Whether you need impact-rated openings in Sarasota or Manatee County comes down to the wind maps and the building code, not guesswork. This guide explains the wind-borne debris region, the design wind speeds along this coast, and what the Florida Building Code requires, then shows you how to look up the exact figure for your own address. It is the code geography behind every impact-window decision here.

The code in force

Florida builds to the Florida Building Code, 8th Edition (2023), whose wind provisions follow the ASCE 7-22 standard, using a three-second gust wind speed at Risk Category II for a typical home. That framework sets the design pressures a window or door must resist, and it defines where opening protection is mandatory. It is a statewide code with local wind values, which is why two homes a few miles apart can face different requirements.

The wind-borne debris region

The key line for openings is the wind-borne debris region. Under the code, an area is in it where the ultimate design wind speed is 140 mph or greater, or within one mile of the coast where it is 130 mph or greater. In the debris region, new construction and substantial renovations must use impact-rated glazing or approved shutters. Because design wind speeds across Sarasota and Manatee County are high, effectively all of both counties, coastal and inland, falls inside the region. That is the single fact that drives most of the demand for impact windows here.

Design wind speed on this coast

Ultimate design wind speeds through Sarasota and Manatee County run in the range of roughly 150 mph, rising toward the immediate coast and barrier islands and easing somewhat inland. That is a range, not a fixed county number, because the value is read from the wind maps at a specific location. Do not print a single figure on a permit or a contract from memory: look up the address on the ASCE Hazard Tool, or confirm it with the county building department, before relying on it.

Not a High Velocity Hurricane Zone

A common mix-up: the High Velocity Hurricane Zone, with its whole-envelope impact rules, is only Miami-Dade and Broward counties. Sarasota and Manatee are wind-borne debris counties but not High Velocity zones, so products here need a Florida Product Approval or a Miami-Dade NOA and must meet the debris-region opening requirements, without the extra High Velocity envelope rules. See ratings explained for what those approvals mean.

The 2002 dividing line, and your city

Florida's first statewide building code took effect in 2002, so homes built before it usually predate modern opening protection and commonly carry non-impact glass. That pre-code stock is exactly why older neighborhoods are strong retrofit markets and newer ones are more about upgrades. Each city has its own housing-age and permit picture: see Sarasota, Venice, North Port, or the full service areas list, and the savings guide for the payback.

Questions

Frequently asked questions

What is the wind-borne debris region?

It is the part of Florida where the building code requires impact-rated openings or approved shutters. Under the code, an area qualifies where the ultimate design wind speed is 140 mph or greater, or within one mile of the coast where it is 130 mph or greater. Most of Sarasota and Manatee County falls inside it.
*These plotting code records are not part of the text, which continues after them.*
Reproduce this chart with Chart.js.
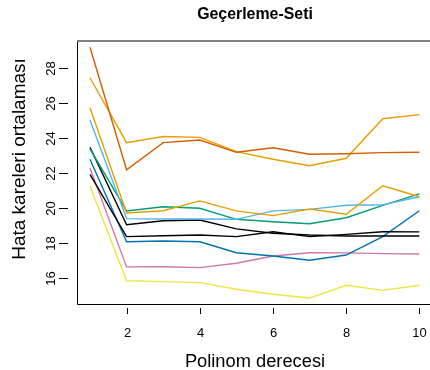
<!DOCTYPE html>
<html>
<head>
<meta charset="utf-8">
<script src="https://cdn.jsdelivr.net/npm/chart.js@4"></script>
<style>
  body { margin: 0; background: #fff; overflow: hidden; }
  #wrap { width: 430px; height: 370px; position: relative; }
</style>
</head>
<body>
<div id="wrap"><canvas id="lineChart"></canvas></div>
<script>
// polynomial degree on the x axis
const degrees = [1, 2, 3, 4, 5, 6, 7, 8, 9, 10];
const xTicks = [2, 4, 6, 8, 10];
const yTicks = [16, 18, 20, 22, 24, 26, 28];

// validation MSE for each run
const run1 = [29.2, 22.2, 23.75, 23.9, 23.2, 23.46, 23.09, 23.12, 23.18, 23.2];
const run2 = [27.46, 23.75, 24.1, 24.05, 23.24, 22.8, 22.43, 22.86, 25.12, 25.35];
const run3 = [25.75, 19.73, 19.86, 20.42, 19.85, 19.58, 19.96, 19.66, 21.29, 20.66];
const run4 = [25.05, 19.41, 19.39, 19.39, 19.37, 19.85, 19.94, 20.17, 20.2, 20.66];
const run5 = [23.4, 19.85, 20.09, 20.0, 19.37, 19.23, 19.12, 19.46, 20.17, 20.82];
const run6 = [23.49, 19.06, 19.29, 19.33, 18.82, 18.57, 18.47, 18.42, 18.42, 18.42];
const run7 = [21.94, 18.38, 18.43, 18.47, 18.38, 18.66, 18.38, 18.51, 18.66, 18.65];
const run8 = [22.8, 18.09, 18.13, 18.09, 17.46, 17.27, 17.03, 17.33, 18.38, 19.86];
const run9 = [22.3, 16.65, 16.66, 16.61, 16.86, 17.27, 17.46, 17.45, 17.41, 17.39];
const run10 = [21.27, 15.86, 15.81, 15.75, 15.37, 15.09, 14.87, 15.6, 15.31, 15.6];

const runs = [run1, run2, run3, run4, run5, run6, run7, run8, run9, run10];
const colors = ['#D55E00', '#E69F00', '#E69F00', '#56B4E9', '#009E73',
                '#000000', '#000000', '#0072B2', '#CC79A7', '#F0E442'];

const FONT = '"Liberation Sans", Arial, Helvetica, sans-serif';

// pick a font size so the text spans the given width
function fitFont(ctx, text, width, weight) {
  ctx.font = weight + '20px ' + FONT;
  const size = 20 * width / ctx.measureText(text).width;
  ctx.font = weight + size.toFixed(1) + 'px ' + FONT;
}

// R-style box, tick marks and labels drawn on top of the library's scales
const rAxes = {
  id: 'rAxes',
  afterDraw(chart) {
    const { ctx, chartArea: a, scales: { x, y } } = chart;
    ctx.save();
    ctx.strokeStyle = '#000';
    ctx.lineWidth = 1;
    ctx.beginPath();
    ctx.moveTo(a.left + 0.5, a.top);
    ctx.lineTo(a.left + 0.5, a.bottom + 0.5);
    ctx.lineTo(a.right, a.bottom + 0.5);
    ctx.stroke();
    ctx.strokeStyle = '#808080';
    ctx.lineWidth = 2;
    ctx.beginPath();
    ctx.moveTo(a.left, a.top);
    ctx.lineTo(a.right, a.top);
    ctx.stroke();

    ctx.strokeStyle = '#000';
    ctx.lineWidth = 1;
    ctx.fillStyle = '#000';
    ctx.font = '13px ' + FONT;
    ctx.textAlign = 'center';
    ctx.textBaseline = 'alphabetic';
    xTicks.forEach(v => {
      const px = Math.round(x.getPixelForValue(v)) + 0.5;
      ctx.beginPath();
      ctx.moveTo(px, a.bottom + 4);
      ctx.lineTo(px, a.bottom + 10);
      ctx.stroke();
      ctx.fillText(String(v), px, 337);
    });
    yTicks.forEach(v => {
      const py = Math.round(y.getPixelForValue(v)) + 0.5;
      ctx.beginPath();
      ctx.moveTo(59, py);
      ctx.lineTo(68, py);
      ctx.stroke();
      ctx.save();
      ctx.translate(55, py);
      ctx.rotate(-Math.PI / 2);
      ctx.fillText(String(v), 0, 0);
      ctx.restore();
    });

    fitFont(ctx, 'Geçerleme-Seti', 116, 'bold ');
    ctx.textBaseline = 'middle';
    ctx.fillText('Geçerleme-Seti', 255, 15);

    ctx.textBaseline = 'alphabetic';
    fitFont(ctx, 'Polinom derecesi', 140, '');
    ctx.fillText('Polinom derecesi', 255, 367);
    fitFont(ctx, 'Hata kareleri ortalaması', 202, '');
    ctx.save();
    ctx.translate(25, 159);
    ctx.rotate(-Math.PI / 2);
    ctx.fillText('Hata kareleri ortalaması', 0, 0);
    ctx.restore();
    ctx.restore();
  }
};

new Chart(document.getElementById('lineChart'), {
  type: 'line',
  data: {
    labels: degrees,
    datasets: runs.map((r, i) => ({
      data: r.map((v, j) => ({ x: degrees[j], y: v })),
      borderColor: colors[i],
      borderWidth: 1.4,
      pointRadius: 0,
      tension: 0,
      fill: false
    }))
  },
  options: {
    responsive: true,
    maintainAspectRatio: false,
    animation: false,
    layout: { padding: { top: 41, left: 0, right: 0, bottom: 0 } },
    plugins: {
      legend: { display: false },
      title: { display: false },
      tooltip: { enabled: false }
    },
    scales: {
      x: {
        type: 'linear',
        min: 0.645,
        max: 10.29,
        grid: { display: false },
        border: { display: false },
        ticks: { display: false, includeBounds: false },
        afterFit: s => { s.height = 66; }
      },
      y: {
        min: 14.53,
        max: 29.56,
        grid: { display: false },
        border: { display: false },
        ticks: { display: false, includeBounds: false },
        afterFit: s => { s.width = 77; }
      }
    }
  },
  plugins: [rAxes]
});
</script>
</body>
</html>
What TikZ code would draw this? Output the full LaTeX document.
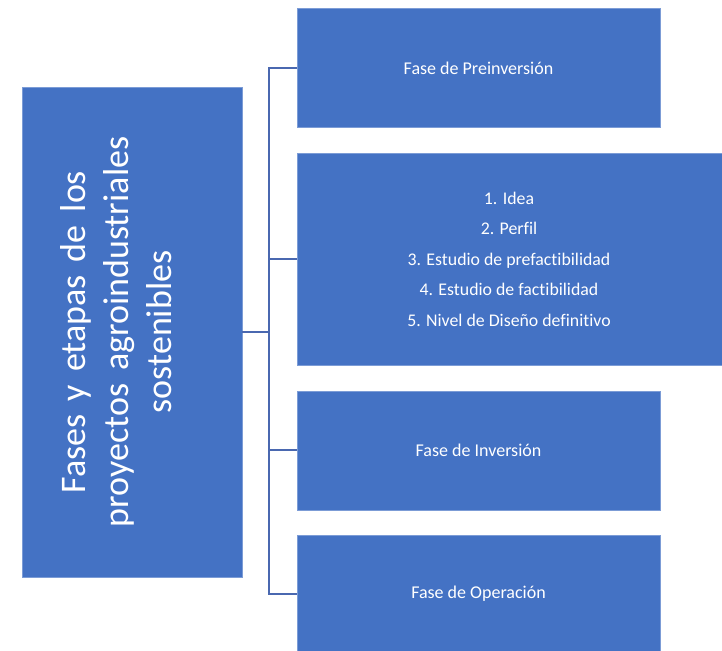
\documentclass[tikz,border=0pt]{standalone}
\usepackage{fontspec}
\setmainfont[Ligatures={NoCommon}]{Carlito}
\newfontfamily\leftfont[Ligatures={NoCommon},WordSpace=1.6]{Carlito}
\definecolor{obl}{HTML}{4472C4}
\definecolor{lnc}{HTML}{4A68B0}
\begin{document}
\begin{tikzpicture}[x=1pt,y=-1pt,
  boxs/.style={fill=obl,draw=obl!70!white,line width=0.6pt,text=white,inner sep=0pt},
  conn/.style={draw=lnc,line width=1.6pt}]
\useasboundingbox (0,0) rectangle (722,650);
% left box
\filldraw[boxs] (22,87) rectangle (242,577);
\node[text=white,rotate=90,align=center,font=\leftfont\fontsize{36}{43}\selectfont] (main) at (116,332) {Fases y etapas de los\\proyectos agroindustriales\\sostenibles};
\coordinate (mainR) at (242,332);
% right boxes
\filldraw[boxs] (297,8) rectangle (660,127);
\node[text=white,font=\fontsize{18}{21}\selectfont] (b1) at (478.5,68) {Fase de Preinversión};
\filldraw[boxs] (297,153) rectangle (723,365);
\node[text=white,align=center,font=\fontsize{17.8}{30.5}\selectfont] (b2) at (509,259) {1. Idea\\2. Perfil\\3. Estudio de prefactibilidad\\4. Estudio de factibilidad\\5. Nivel de Diseño definitivo};
\filldraw[boxs] (297,391) rectangle (660,510);
\node[text=white,font=\fontsize{18}{21}\selectfont] (b3) at (478.5,450) {Fase de Inversión};
\filldraw[boxs] (297,535) rectangle (660,651);
\node[text=white,font=\fontsize{18}{21}\selectfont] (b4) at (478.5,594) {Fase de Operación};
% connectors
\coordinate (j) at (269,332);
\coordinate (e1) at (297,68);
\coordinate (e2) at (297,259);
\coordinate (e3) at (297,450);
\coordinate (e4) at (297,594);
\draw[conn] (mainR) -- (j);
\draw[conn] (j) |- (e1);
\draw[conn] (j) |- (e2);
\draw[conn] (j) |- (e3);
\draw[conn] (j) |- (e4);
\end{tikzpicture}
\end{document}
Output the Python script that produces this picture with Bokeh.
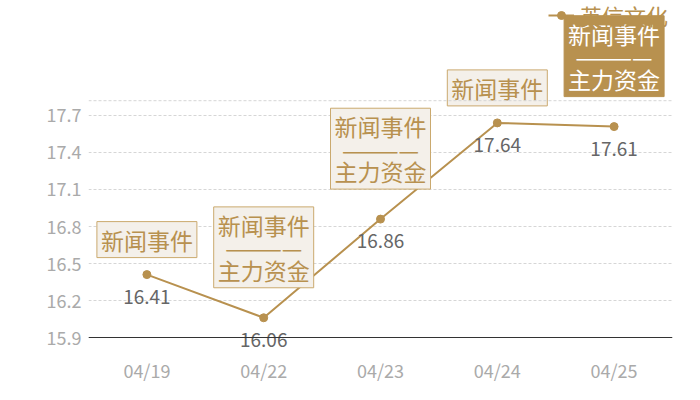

What is the design wind speed here?

Along this stretch of the Gulf coast, ultimate design wind speeds run in the range of roughly 150 mph, higher right at the water and lower moving inland. The exact figure for a specific address is set by the ASCE 7 wind maps, so look it up on the ASCE Hazard Tool rather than assuming a single number for the county.

Are Sarasota and Manatee in the High Velocity Hurricane Zone?

No. The High Velocity Hurricane Zone is only Miami-Dade and Broward counties, where the whole building envelope must be impact-rated. Sarasota and Manatee are wind-borne debris counties but not High Velocity zones, so products here need a Florida Product Approval or a Miami-Dade NOA and must meet the debris-region opening rules.

Does the code apply to inland homes too?

Often yes. Because design wind speeds across both counties are high enough, even inland communities like North Port and Lakewood Ranch fall in the wind-borne debris region. Distance from the coast does not automatically exempt a home. Confirm your address on the ASCE Hazard Tool or with the county building department.

Why does the year my home was built matter?

Floridas first statewide building code took effect in 2002, and homes built before it usually predate the modern opening-protection requirements, so they commonly have non-impact glass. That pre-code stock is the core retrofit market and the reason upgrading both improves safety and unlocks the insurance credit.